Second letter. I know you’re alive because the Gringotts owl didn't come back with the parchment. Why haven't you responded? Whatever you saw in the Book of Souls couldn't have been that bad.

If you’re hiding because you’re afraid of the "potential" Aurelia mentioned, then you aren't the person I’ve been writing to for the last year. Talk to me.

F.


January 1999

"Friend,"

I am alive. I spent several months in the French holdings trying to make sense of what I saw or more to the point, what I didn't see. Aurelia didn't laugh this time, but she didn't make it easy either.

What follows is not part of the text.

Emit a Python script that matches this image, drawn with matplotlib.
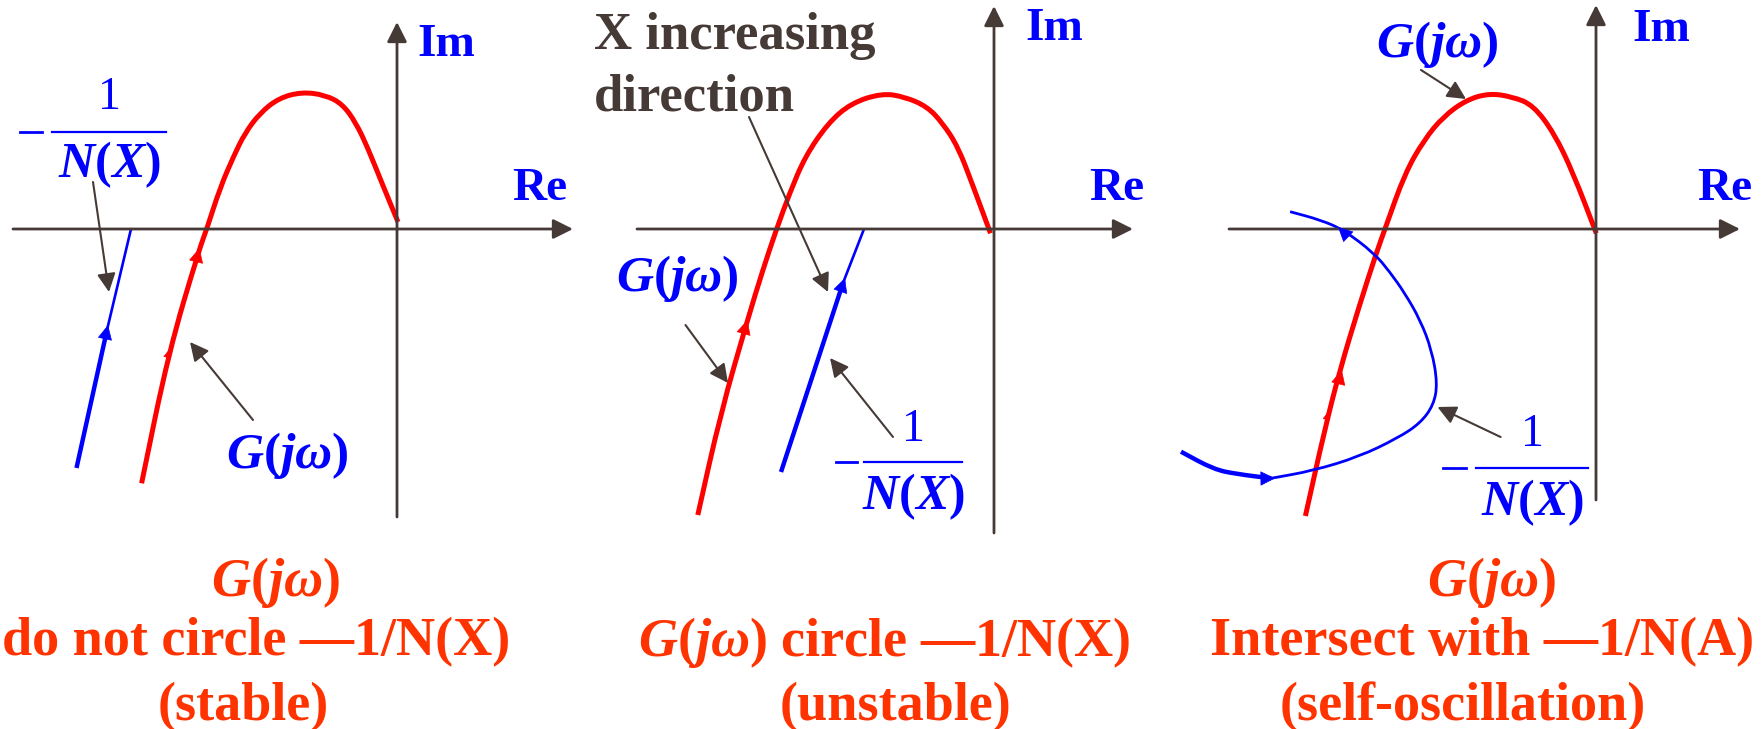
import matplotlib
matplotlib.use("Agg")
import matplotlib.pyplot as plt
from matplotlib.path import Path
from matplotlib.patches import PathPatch

plt.rcParams["mathtext.fontset"] = "custom"
plt.rcParams["mathtext.rm"] = "Liberation Serif:bold"
plt.rcParams["mathtext.it"] = "Liberation Serif:italic:bold"
plt.rcParams["mathtext.bf"] = "Liberation Serif:bold"

W, H = 1761, 729
RED = "#ff0000"
BLUE = "#0000ff"
DARK = "#463a36"
ORANGE = "#ff3300"
SERIF = "Liberation Serif"

# G(jw) curves, one per panel (reference pixel coords, y down)
g1_x = [141.6, 168.4, 199.0, 206.7, 220.0, 233.4, 245.0, 260.0, 279.0, 302.0, 325.0, 342.5, 356.0, 367.4, 382.7, 398.0]
g1_y = [483.3, 353.3, 250.0, 229.3, 188.0, 156.7, 133.0, 113.0, 98.0, 92.0, 95.0, 104.0, 123.0, 147.0, 185.0, 222.0]
g2_x = [697.8, 720.7, 747.5, 762.8, 776.2, 789.6, 805.0, 827.9, 850.9, 881.5, 904.4, 927.4, 942.7, 958.0, 973.3, 990.5]
g2_y = [515.0, 413.0, 320.0, 270.0, 230.0, 193.3, 156.7, 123.3, 103.3, 93.3, 96.7, 106.7, 123.3, 146.7, 186.7, 233.3]
g3_x = [1305.4, 1324.6, 1339.9, 1359.0, 1376.2, 1385.8, 1404.9, 1424.0, 1443.2, 1466.2, 1489.1, 1512.1, 1533.1, 1554.2, 1573.3, 1596.3]
g3_y = [516.0, 430.0, 370.0, 306.7, 253.3, 226.7, 173.3, 140.0, 116.7, 100.0, 93.3, 96.7, 105.0, 133.3, 173.3, 233.3]

# -1/N(X) curves
n1_x = [76.5, 107.0, 131.0]
n1_y = [468.0, 330.0, 229.0]
n2_x = [781.0, 843.0, 864.0]
n2_y = [472.0, 283.0, 229.0]
n3_x = [1181.0, 1213.6, 1236.5, 1271.0, 1313.1, 1359.0, 1397.3, 1420.2, 1433.6, 1437.5, 1431.7, 1420.2, 1404.9, 1389.6, 1374.3, 1343.7, 1320.7, 1290.1]
n3_y = [451.7, 469.3, 474.0, 478.3, 470.7, 456.7, 438.3, 423.3, 405.0, 383.3, 350.0, 320.0, 293.3, 271.7, 253.3, 230.0, 220.0, 211.7]

# panel axes: origin x, left end, right end, top, bottom
axis_x0 = [397, 994, 1596]
axis_left = [13, 637, 1229]
axis_right = [573, 1133, 1740]
axis_top = [22, 6, 5]
axis_bottom = [517, 533, 500]
axis_y0 = 229

fig = plt.figure(figsize=(W / 100, H / 100), dpi=100)
ax = fig.add_axes([0, 0, 1, 1])
ax.set_xlim(0, W)
ax.set_ylim(H, 0)
ax.axis("off")


def smooth(xs, ys, color, lw):
    # quadratic bezier through midpoints, read points act as control points
    pts = list(zip(xs, ys))
    verts = [pts[0]]
    codes = [Path.MOVETO]
    if len(pts) > 2:
        mid = lambda a, b: ((a[0] + b[0]) / 2, (a[1] + b[1]) / 2)
        verts.append(mid(pts[0], pts[1]))
        codes.append(Path.LINETO)
        for i in range(1, len(pts) - 1):
            verts += [pts[i], mid(pts[i], pts[i + 1])]
            codes += [Path.CURVE3, Path.CURVE3]
    verts.append(pts[-1])
    codes.append(Path.LINETO)
    ax.add_patch(PathPatch(Path(verts, codes), fill=False, edgecolor=color,
                           lw=lw, capstyle="butt", joinstyle="round"))


def arrow(x0, y0, x1, y1, color=DARK, lw=1.5, ms=28):
    ax.annotate("", xy=(x1, y1), xytext=(x0, y0),
                arrowprops=dict(arrowstyle="-|>", color=color, lw=lw,
                                mutation_scale=ms, shrinkA=0, shrinkB=0))


def head(x0, y0, x1, y1, color, ms=24):
    ax.annotate("", xy=(x1, y1), xytext=(x0, y0),
                arrowprops=dict(arrowstyle="-|>", color=color, lw=0.5,
                                mutation_scale=ms, shrinkA=0, shrinkB=0))


# coordinate axes
for i in range(3):
    arrow(axis_left[i], axis_y0, axis_right[i], axis_y0, lw=2, ms=30)
    arrow(axis_x0[i], axis_bottom[i], axis_x0[i], axis_top[i], lw=2, ms=30)

# G(jw)
for gx, gy in [(g1_x, g1_y), (g2_x, g2_y), (g3_x, g3_y)]:
    smooth(gx, gy, RED, 3.6)

# -1/N(X)
ax.plot(n1_x[:2], n1_y[:2], color=BLUE, lw=3.2, solid_capstyle="butt")
ax.plot(n1_x[1:], n1_y[1:], color=BLUE, lw=1.9, solid_capstyle="butt")
ax.plot(n2_x[:2], n2_y[:2], color=BLUE, lw=3.2, solid_capstyle="butt")
ax.plot(n2_x[1:], n2_y[1:], color=BLUE, lw=1.9, solid_capstyle="butt")
smooth(n3_x[:4], n3_y[:4], BLUE, 3.2)
smooth(n3_x[3:], n3_y[3:], BLUE, 2.0)

# direction arrowheads on curves
head(195.6, 263.6, 199.5, 248.0, RED)
head(166.0, 362.0, 168.8, 350.0, RED, ms=12)
head(743.6, 333.5, 747.5, 320.0, RED)
head(1338.3, 383.6, 1341.8, 370.0, RED)
head(1325.5, 424.0, 1328.0, 412.0, RED, ms=12)
head(104.9, 339.0, 108.0, 325.0, BLUE)
head(840.5, 291.0, 845.0, 278.0, BLUE)
head(1348.0, 236.5, 1338.0, 227.0, BLUE)
head(1261.0, 478.5, 1275.0, 478.3, BLUE)

# pointer arrows
arrow(93, 182, 109, 292)
arrow(253, 420, 190, 342)
arrow(749, 117, 828, 292)
arrow(685.5, 325, 728, 383)
arrow(893, 437, 830, 358)
arrow(1421, 70, 1466, 99)
arrow(1500.6, 437, 1437.5, 407)

# axis names
for x, y in [(446, 45), (1054, 29), (1661, 30)]:
    ax.text(x, y, "Im", color=BLUE, fontsize=34, family=SERIF, weight="bold", ha="center", va="center")
for x, y in [(540, 189), (1117, 189), (1725, 189)]:
    ax.text(x, y, "Re", color=BLUE, fontsize=34, family=SERIF, weight="bold", ha="center", va="center")

# G(jw) labels
for x, y in [(287, 455), (677, 278), (1437, 44)]:
    ax.text(x, y, r"$G(j\omega)$", color=BLUE, fontsize=37, ha="center", va="center")

# -1/N(X) labels: minus, bar, numerator, denominator
fractions = [(20, 42, 52, 166, 132, 109, 98, 165),
             (835.5, 856.6, 864, 962, 462, 913, 430, 497),
             (1443, 1466, 1476, 1588, 468, 1532, 435, 503)]
for m0, m1, b0, b1, yb, xc, yn, yd in fractions:
    ax.plot([m0, m1], [yb, yb], color=BLUE, lw=2)
    ax.plot([b0, b1], [yb, yb], color=BLUE, lw=1.6)
    ax.text(xc, yn, "1", color=BLUE, fontsize=33, family=SERIF, ha="center", va="center")
    ax.text(xc, yd, r"$N(X)$", color=BLUE, fontsize=36, ha="center", va="center")

ax.text(594, 36, "X increasing", color=DARK, fontsize=38, family=SERIF, weight="bold", ha="left", va="center")
ax.text(594, 97, "direction", color=DARK, fontsize=38, family=SERIF, weight="bold", ha="left", va="center")

# captions
captions = [(275, 582, r"$G(j\omega)$"),
            (256, 642, "do not circle \u20141/N(X)"),
            (243, 707, "(stable)"),
            (884, 642, r"$G(j\omega)$" + " circle \u20141/N(X)"),
            (895, 707, "(unstable)"),
            (1491, 582, r"$G(j\omega)$"),
            (1482, 642, "Intersect with \u20141/N(A)"),
            (1463, 707, "(self-oscillation)")]
for x, y, s in captions:
    ax.text(x, y, s, color=ORANGE, fontsize=39, family=SERIF, weight="bold", ha="center", va="center")

fig.savefig("out.png", dpi=100)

I’ve been thinking a lot about the future. For my entire life, the "future" was just a script my father wrote for me—the Ministry, the Manor, the bloodline. Now that he’s gone and the ICW is dismantling everything he built, I realized I don't have any answers. I don't know what I want. I don't even know who I am without a war to fight or a name to uphold. I still don't know your name, and yet you seem to have more of a grip on your life than I do on mine.

D.M.


February 1999

Draco,

I don't have all the answers either, but I know what I want. I want to be the person who shows up when someone is in trouble. I’m training for that now—to protect people who can't protect themselves.

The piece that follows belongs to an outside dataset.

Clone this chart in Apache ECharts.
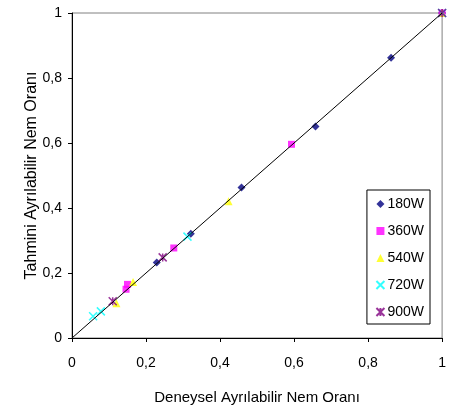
<!DOCTYPE html>
<html>
<head>
<meta charset="utf-8">
<script src="https://cdn.jsdelivr.net/npm/echarts@6/dist/echarts.min.js"></script>
<style>html,body{margin:0;padding:0;background:#fff}#c{width:449px;height:410px}</style>
</head>
<body>
<div id="c"></div>
<script>
const seriesNames = ['180W', '360W', '540W', '720W', '900W'];
const data180 = [[1, 1], [0.862, 0.862], [0.658, 0.651], [0.458, 0.463], [0.321, 0.321], [0.229, 0.232]];
const data360 = [[1, 1], [0.593, 0.596], [0.275, 0.277], [0.150, 0.165], [0.146, 0.150]];
const data540 = [[1, 1], [0.423, 0.421], [0.165, 0.172], [0.120, 0.107]];
const data720 = [[1, 1], [0.312, 0.312], [0.078, 0.082], [0.057, 0.067]];
const data900 = [[1, 1], [0.245, 0.248], [0.110, 0.113]];
const diagX = [0, 1];
const axisTicks = [0, 0.2, 0.4, 0.6, 0.8, 1];
const xTitle = 'Deneysel Ayrılabilir Nem Oranı';
const yTitle = 'Tahmini Ayrılabilir Nem Oranı';

const fmt = v => String(+v.toFixed(1)).replace('.', ',');
const font = 'Liberation Sans, Arial, sans-serif';

const chart = echarts.init(document.getElementById('c'), null, {renderer: 'canvas'});
const axisCommon = {
  type: 'value', min: 0, max: 1, interval: 0.2,
  axisLine: {show: true, onZero: false, lineStyle: {color: '#000', width: 1}},
  axisTick: {show: true, inside: false, length: 4, lineStyle: {color: '#000'}},
  splitLine: {show: false},
  axisLabel: {formatter: fmt, color: '#000', fontSize: 14, fontFamily: font},
  nameLocation: 'middle',
  nameMoveOverlap: false
};
chart.setOption({
  animation: false,
  backgroundColor: '#fff',
  grid: {left: 72, right: 6, top: 13, bottom: 70, show: true, borderColor: '#808080', borderWidth: 1, backgroundColor: 'transparent'},
  xAxis: Object.assign({}, axisCommon, {
    name: xTitle, nameGap: 52,
    nameTextStyle: {color: '#000', fontSize: 15, fontFamily: font},
    axisLabel: Object.assign({}, axisCommon.axisLabel, {margin: 18})
  }),
  yAxis: Object.assign({}, axisCommon, {
    name: yTitle, nameGap: 32,
    nameTextStyle: {color: '#000', fontSize: 16, fontFamily: font},
    axisLabel: Object.assign({}, axisCommon.axisLabel, {margin: 10})
  }),
  legend: {
    data: seriesNames, orient: 'vertical', right: 19, top: 190,
    borderColor: '#000', borderWidth: 1, padding: [7, 6, 5, 7], itemGap: 13,
    itemWidth: 8, itemHeight: 8,
    textStyle: {color: '#000', fontSize: 14, fontFamily: font, padding: [0, 0, 0, -2]},
    backgroundColor: '#fff'
  },
  series: [
    {name: '180W', type: 'scatter', data: data180, symbol: 'diamond', symbolSize: 8, itemStyle: {color: '#000080'}},
    {name: '360W', type: 'scatter', data: data360, symbol: 'rect', symbolSize: 7, itemStyle: {color: '#FF00FF'}},
    {name: '540W', type: 'scatter', data: data540, symbol: 'triangle', symbolSize: 8, itemStyle: {color: '#FFFF00'}},
    {name: '720W', type: 'scatter', data: data720, symbol: 'path://M0,0L10,10M10,0L0,10', symbolSize: 8,
      itemStyle: {color: 'none', borderColor: '#00FFFF', borderWidth: 1.5}},
    {name: '900W', type: 'scatter', data: data900, symbol: 'path://M0,0L10,10M10,0L0,10M5,0L5,10', symbolSize: 8,
      itemStyle: {color: 'none', borderColor: '#800080', borderWidth: 1.5}},
    {name: 'diag', type: 'line', data: diagX.map(v => [v, v]), symbol: 'none', z: 5,
      lineStyle: {color: '#000', width: 1}, silent: true}
  ]
});
</script>
</body>
</html>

In the future, I want a life where I am the one holding the quill, not the one being written about. I want a home that doesn't have locks on the outside of the doors and a world where "destiny" is just a suggestion. It’s not about the name you carry; it’s about the choices you make when the script runs out.

F.


April 1999

Ron,

We’re writing to tell you that we’ll be coming home in a year or two.

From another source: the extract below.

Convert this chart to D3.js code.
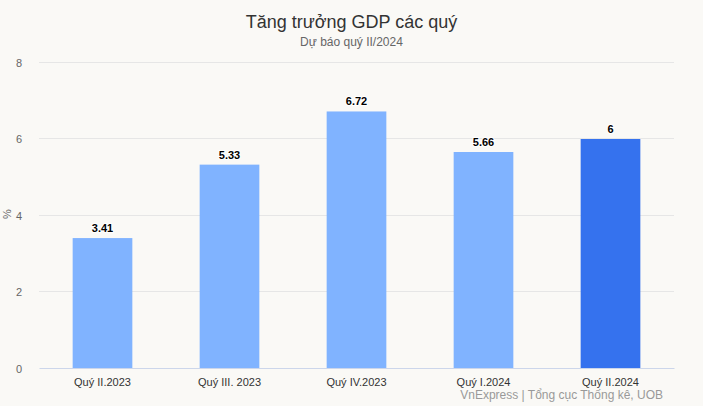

We’ve sent dozens of letters through the Gringotts forwarding service, and you never responded to a single one. We understand if you’ve moved on. We’ve changed, Ron. We aren't the kids who left that hospital wing, and we suspect you aren't that boy anymore either. We hope you are still our friend, but if you aren't, we understand. We just wanted you to hear it from us first.

Harry and Hermione


October 1999

Padfoot,

I’m making progress with my soulmate, though it’s slow going. Draco still doesn't know who I am. I’m terrified that if I tell him I’m Harry Potter, he’ll think the last two years of letters were just another "pawn" move in a game he’s tired of playing. But we’re talking about the future now, and for the first time, he sounds like a man who wants to choose his own path.

How is the "hateful pit" of a house? Dobby says you’re still pacing.

Harry


October 1999

Harry,

The house is fine—Dobby has "purified" it so much I’m afraid to touch the walls.

As for Britain, it’s a construction site. The ICW has the Ministry under total lock and key. But here’s the thing that’s keeping me up at night: no one knows where Voldemort, Snape, or Pettigrew are. No one has seen or heard a whisper from them since they retreated from Hogwarts last year. They’ve vanished completely into the shadows. The ICW is calling it a "victory," but I know better. Even a cornered rat like Peter knows how to wait. Stay safe in New York, Harry. Stay in the sun as long as you can.